WORK TO BE COMPLETED
Track down each line that has the word "this" and copy it.

ENTRIES SUPPLIED
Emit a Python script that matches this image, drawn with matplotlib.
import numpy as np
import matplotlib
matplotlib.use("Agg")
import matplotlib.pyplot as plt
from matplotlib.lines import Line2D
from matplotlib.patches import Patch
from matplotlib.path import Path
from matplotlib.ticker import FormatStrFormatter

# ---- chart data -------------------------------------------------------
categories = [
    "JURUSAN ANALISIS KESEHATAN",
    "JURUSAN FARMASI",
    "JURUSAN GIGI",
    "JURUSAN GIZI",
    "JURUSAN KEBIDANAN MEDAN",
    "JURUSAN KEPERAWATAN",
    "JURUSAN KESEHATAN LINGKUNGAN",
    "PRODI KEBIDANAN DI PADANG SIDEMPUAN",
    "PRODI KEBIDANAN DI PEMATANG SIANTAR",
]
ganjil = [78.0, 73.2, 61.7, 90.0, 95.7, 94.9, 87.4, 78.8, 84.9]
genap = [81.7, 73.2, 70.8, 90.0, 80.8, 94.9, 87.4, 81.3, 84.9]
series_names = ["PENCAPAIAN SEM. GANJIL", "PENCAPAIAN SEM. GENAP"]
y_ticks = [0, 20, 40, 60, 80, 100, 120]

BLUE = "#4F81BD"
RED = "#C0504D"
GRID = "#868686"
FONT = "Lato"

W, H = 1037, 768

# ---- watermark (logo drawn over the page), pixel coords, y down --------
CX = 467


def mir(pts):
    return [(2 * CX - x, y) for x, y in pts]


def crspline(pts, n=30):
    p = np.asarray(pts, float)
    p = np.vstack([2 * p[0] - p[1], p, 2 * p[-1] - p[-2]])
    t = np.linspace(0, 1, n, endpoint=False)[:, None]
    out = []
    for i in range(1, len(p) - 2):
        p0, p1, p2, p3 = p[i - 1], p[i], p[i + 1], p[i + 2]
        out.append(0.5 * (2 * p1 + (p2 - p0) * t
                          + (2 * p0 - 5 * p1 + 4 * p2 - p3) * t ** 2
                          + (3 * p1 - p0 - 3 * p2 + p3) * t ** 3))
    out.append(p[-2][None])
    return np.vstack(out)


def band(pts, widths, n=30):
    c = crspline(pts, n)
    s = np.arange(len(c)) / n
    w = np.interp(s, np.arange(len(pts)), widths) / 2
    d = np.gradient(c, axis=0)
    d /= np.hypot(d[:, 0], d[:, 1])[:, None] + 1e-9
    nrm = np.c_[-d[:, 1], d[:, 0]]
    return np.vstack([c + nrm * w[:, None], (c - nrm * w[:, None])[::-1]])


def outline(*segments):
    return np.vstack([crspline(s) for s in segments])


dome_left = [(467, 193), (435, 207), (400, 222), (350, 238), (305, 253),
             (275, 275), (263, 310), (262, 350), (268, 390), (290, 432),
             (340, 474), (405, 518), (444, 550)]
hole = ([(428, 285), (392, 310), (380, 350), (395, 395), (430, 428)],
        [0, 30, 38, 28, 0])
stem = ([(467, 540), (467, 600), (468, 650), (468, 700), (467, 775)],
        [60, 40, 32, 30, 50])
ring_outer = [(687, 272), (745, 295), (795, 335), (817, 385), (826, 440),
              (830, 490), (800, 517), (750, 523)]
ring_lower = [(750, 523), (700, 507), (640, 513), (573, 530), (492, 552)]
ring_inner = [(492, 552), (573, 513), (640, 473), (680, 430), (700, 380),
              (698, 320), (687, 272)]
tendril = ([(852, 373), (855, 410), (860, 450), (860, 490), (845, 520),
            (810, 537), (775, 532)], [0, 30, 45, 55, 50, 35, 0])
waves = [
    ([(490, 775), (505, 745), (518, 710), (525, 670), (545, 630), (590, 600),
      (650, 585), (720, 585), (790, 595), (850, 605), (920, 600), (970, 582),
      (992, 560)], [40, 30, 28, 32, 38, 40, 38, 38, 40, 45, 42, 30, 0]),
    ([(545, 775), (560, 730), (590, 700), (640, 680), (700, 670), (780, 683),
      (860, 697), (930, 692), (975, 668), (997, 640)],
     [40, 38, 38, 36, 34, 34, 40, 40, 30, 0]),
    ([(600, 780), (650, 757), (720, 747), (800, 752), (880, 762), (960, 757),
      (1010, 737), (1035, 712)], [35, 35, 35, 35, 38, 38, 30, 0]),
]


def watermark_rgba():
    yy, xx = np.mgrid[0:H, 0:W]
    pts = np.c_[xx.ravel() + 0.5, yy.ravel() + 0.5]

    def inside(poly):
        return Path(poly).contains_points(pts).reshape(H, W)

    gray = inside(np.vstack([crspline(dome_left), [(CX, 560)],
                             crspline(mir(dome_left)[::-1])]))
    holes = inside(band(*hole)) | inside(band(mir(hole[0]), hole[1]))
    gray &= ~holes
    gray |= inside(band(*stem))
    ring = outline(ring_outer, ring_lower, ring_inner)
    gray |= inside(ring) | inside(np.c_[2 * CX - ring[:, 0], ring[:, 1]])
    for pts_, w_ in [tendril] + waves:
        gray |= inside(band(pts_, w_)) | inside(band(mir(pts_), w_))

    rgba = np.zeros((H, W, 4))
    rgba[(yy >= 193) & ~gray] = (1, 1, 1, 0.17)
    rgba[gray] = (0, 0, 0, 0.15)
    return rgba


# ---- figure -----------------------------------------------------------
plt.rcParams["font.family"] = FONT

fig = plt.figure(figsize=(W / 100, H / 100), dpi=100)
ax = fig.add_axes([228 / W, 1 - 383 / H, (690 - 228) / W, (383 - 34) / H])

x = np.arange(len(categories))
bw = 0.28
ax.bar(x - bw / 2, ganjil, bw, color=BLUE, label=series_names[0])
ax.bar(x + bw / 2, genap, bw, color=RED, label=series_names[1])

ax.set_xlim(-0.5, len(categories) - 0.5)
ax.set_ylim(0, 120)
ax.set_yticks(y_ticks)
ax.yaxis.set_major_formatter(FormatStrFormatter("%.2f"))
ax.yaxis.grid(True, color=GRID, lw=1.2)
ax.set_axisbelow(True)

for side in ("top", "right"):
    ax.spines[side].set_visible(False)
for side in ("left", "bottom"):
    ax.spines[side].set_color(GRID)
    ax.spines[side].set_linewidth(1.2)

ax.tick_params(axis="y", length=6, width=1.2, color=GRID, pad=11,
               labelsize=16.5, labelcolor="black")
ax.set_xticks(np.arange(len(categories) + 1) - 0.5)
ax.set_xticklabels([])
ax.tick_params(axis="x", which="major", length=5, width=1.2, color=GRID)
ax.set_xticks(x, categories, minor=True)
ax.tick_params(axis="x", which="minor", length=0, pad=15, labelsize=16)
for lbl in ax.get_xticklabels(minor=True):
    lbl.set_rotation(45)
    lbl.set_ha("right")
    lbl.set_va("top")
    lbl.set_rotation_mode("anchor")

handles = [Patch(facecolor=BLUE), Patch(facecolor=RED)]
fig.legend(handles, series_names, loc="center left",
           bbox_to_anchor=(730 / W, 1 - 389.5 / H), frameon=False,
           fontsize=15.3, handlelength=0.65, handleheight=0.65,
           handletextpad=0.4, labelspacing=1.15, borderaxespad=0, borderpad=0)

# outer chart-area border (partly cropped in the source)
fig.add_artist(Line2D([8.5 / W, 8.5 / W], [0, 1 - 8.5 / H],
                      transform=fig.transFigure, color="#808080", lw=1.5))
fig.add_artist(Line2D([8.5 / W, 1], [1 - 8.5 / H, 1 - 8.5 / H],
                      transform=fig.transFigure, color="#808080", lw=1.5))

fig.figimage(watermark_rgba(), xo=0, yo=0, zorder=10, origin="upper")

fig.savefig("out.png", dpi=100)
---
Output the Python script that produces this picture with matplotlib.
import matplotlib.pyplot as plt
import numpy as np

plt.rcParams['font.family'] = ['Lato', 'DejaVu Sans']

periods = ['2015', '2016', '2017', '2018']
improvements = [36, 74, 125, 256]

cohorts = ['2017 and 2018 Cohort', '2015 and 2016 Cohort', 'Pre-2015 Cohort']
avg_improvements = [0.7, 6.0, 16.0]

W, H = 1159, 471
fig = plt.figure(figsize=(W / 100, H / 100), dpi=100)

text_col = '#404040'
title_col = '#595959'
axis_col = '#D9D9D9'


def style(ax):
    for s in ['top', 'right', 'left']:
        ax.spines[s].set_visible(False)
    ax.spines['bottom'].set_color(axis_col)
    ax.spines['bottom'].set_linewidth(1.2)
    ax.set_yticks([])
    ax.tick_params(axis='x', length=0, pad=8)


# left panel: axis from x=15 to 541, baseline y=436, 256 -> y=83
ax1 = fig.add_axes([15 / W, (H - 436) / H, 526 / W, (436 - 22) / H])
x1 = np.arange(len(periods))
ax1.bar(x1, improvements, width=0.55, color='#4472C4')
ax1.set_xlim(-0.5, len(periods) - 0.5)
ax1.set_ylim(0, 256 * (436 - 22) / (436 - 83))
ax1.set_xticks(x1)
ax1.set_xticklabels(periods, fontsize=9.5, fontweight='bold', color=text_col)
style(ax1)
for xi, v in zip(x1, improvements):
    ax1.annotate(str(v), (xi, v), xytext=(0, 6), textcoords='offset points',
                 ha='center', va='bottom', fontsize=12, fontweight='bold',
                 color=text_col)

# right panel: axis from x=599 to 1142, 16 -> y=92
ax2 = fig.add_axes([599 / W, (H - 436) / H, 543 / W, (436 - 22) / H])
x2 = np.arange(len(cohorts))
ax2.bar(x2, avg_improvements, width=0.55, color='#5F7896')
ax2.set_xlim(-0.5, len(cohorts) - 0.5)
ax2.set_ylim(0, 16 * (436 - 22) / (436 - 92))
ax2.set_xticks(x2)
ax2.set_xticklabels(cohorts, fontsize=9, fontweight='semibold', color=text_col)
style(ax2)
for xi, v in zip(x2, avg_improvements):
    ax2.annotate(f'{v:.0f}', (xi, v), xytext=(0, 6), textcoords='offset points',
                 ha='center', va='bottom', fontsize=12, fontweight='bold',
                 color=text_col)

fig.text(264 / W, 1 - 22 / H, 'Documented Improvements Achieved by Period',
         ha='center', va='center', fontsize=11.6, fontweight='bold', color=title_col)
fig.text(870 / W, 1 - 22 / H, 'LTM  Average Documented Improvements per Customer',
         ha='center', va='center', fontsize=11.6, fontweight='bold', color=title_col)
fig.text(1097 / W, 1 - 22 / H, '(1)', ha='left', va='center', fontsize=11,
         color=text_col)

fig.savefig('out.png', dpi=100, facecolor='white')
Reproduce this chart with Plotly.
* * *
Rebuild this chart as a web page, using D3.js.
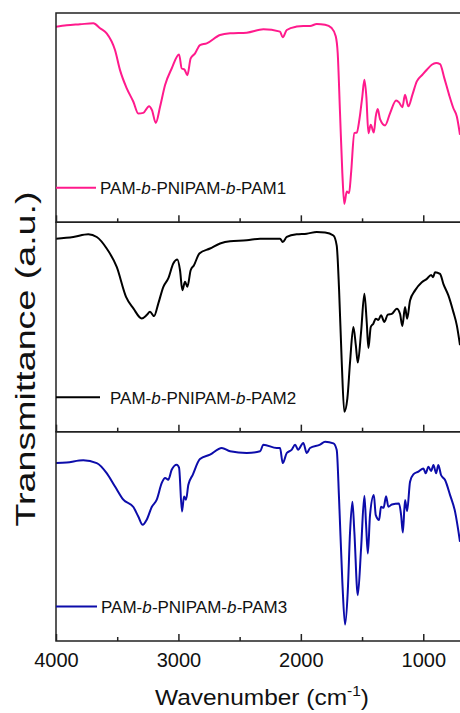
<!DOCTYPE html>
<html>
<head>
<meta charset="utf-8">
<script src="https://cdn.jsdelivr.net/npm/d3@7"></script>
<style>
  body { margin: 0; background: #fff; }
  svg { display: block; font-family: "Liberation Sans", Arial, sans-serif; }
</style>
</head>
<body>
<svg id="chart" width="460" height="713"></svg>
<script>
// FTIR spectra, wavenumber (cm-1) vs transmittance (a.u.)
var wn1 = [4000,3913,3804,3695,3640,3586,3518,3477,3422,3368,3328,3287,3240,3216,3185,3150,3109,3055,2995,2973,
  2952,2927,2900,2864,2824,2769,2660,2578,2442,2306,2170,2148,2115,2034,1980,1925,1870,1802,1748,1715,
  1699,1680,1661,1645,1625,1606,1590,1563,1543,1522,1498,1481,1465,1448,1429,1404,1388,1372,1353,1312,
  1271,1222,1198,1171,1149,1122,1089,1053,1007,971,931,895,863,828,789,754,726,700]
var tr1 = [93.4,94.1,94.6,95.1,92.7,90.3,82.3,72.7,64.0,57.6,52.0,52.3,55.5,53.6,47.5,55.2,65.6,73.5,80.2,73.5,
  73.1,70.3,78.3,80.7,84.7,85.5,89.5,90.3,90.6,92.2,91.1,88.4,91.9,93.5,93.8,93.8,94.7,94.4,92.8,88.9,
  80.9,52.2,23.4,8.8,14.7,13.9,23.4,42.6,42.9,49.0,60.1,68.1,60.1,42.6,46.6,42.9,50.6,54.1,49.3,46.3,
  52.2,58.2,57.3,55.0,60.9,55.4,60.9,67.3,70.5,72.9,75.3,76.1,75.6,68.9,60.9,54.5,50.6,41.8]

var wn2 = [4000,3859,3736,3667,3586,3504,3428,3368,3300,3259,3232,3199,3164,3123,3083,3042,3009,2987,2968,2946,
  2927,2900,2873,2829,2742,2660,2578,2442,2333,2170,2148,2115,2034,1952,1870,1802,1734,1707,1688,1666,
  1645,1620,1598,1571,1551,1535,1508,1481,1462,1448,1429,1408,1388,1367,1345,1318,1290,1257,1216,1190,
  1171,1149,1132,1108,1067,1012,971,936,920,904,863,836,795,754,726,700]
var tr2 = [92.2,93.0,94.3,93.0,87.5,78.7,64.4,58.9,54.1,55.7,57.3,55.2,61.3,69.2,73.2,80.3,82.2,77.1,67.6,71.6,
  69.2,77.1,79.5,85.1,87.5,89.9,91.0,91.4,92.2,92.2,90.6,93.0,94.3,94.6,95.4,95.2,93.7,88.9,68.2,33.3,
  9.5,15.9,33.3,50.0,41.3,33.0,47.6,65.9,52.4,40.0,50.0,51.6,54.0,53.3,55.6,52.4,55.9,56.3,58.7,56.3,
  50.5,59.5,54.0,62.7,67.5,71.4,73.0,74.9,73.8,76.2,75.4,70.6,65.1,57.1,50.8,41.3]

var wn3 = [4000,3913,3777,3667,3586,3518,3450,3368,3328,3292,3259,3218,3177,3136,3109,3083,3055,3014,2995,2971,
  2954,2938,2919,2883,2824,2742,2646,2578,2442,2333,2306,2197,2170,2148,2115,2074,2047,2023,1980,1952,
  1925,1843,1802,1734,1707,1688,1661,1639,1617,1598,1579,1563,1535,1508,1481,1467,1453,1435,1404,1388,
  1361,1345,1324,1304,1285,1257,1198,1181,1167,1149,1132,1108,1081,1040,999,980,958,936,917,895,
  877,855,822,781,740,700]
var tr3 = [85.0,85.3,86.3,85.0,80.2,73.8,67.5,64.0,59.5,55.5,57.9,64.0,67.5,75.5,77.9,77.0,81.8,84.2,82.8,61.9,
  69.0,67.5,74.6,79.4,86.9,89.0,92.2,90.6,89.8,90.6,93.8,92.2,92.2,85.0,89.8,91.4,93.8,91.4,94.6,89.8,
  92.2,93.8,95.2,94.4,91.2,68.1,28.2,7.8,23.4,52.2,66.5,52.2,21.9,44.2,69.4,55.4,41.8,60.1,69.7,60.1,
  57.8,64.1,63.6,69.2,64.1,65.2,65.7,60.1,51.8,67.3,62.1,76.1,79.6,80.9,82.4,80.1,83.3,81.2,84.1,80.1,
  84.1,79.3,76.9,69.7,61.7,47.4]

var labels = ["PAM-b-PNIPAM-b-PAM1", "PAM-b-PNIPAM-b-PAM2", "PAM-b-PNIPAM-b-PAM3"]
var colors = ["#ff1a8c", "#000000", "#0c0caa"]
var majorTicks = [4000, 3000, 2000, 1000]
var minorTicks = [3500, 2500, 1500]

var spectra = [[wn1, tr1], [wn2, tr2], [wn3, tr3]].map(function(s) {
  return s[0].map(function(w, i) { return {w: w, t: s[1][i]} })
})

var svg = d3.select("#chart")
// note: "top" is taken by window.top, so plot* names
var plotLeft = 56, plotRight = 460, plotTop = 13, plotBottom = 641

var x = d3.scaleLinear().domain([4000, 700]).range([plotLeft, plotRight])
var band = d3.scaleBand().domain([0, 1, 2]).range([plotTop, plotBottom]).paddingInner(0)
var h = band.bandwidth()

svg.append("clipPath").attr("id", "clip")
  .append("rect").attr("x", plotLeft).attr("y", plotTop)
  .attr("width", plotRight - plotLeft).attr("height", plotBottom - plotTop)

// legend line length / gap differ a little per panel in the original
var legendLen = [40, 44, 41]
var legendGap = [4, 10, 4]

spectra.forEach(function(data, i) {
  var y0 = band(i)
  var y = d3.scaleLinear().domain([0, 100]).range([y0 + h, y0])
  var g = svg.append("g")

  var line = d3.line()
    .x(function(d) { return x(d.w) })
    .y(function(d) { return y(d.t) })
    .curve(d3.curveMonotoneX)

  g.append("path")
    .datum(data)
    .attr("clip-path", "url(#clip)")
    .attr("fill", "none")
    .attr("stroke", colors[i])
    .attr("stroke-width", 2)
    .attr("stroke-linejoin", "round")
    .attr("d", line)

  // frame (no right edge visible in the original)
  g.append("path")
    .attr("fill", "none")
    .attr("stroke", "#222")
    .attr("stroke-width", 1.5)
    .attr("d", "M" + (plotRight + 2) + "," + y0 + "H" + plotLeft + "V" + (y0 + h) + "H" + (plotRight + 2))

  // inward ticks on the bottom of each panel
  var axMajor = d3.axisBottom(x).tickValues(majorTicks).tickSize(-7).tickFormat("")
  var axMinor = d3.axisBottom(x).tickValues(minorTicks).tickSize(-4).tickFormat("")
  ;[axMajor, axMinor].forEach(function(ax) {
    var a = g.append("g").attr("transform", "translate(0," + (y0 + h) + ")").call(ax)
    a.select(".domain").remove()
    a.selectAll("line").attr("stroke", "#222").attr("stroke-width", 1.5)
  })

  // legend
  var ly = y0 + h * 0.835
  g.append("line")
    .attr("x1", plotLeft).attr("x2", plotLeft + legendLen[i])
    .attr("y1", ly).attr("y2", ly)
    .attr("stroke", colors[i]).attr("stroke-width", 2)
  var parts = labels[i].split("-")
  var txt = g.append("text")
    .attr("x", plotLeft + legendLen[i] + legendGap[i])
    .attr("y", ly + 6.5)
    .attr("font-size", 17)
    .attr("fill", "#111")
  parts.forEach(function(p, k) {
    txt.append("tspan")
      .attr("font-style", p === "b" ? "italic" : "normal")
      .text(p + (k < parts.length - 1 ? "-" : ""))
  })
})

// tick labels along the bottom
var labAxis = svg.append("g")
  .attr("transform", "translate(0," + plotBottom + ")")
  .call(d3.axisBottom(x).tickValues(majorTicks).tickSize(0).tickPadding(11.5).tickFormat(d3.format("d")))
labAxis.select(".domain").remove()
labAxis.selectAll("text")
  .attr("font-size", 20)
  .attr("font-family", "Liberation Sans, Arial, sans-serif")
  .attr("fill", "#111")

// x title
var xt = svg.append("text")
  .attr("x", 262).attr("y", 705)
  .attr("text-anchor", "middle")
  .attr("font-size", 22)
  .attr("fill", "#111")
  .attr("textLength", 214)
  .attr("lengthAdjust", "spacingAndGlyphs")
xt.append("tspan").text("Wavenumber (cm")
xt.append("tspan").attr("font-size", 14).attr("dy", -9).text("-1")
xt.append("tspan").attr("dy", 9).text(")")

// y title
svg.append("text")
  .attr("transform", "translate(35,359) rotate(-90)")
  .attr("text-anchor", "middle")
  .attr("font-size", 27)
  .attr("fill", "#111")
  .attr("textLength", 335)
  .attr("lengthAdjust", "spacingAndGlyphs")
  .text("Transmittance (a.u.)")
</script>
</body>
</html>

EXERCISE OUTPUT
Emit a Python script that matches this image, drawn with matplotlib.
Output the Python script that produces this picture with matplotlib.
Reproduce this chart with Plotly.
Rebuild this chart as a web page, using D3.js.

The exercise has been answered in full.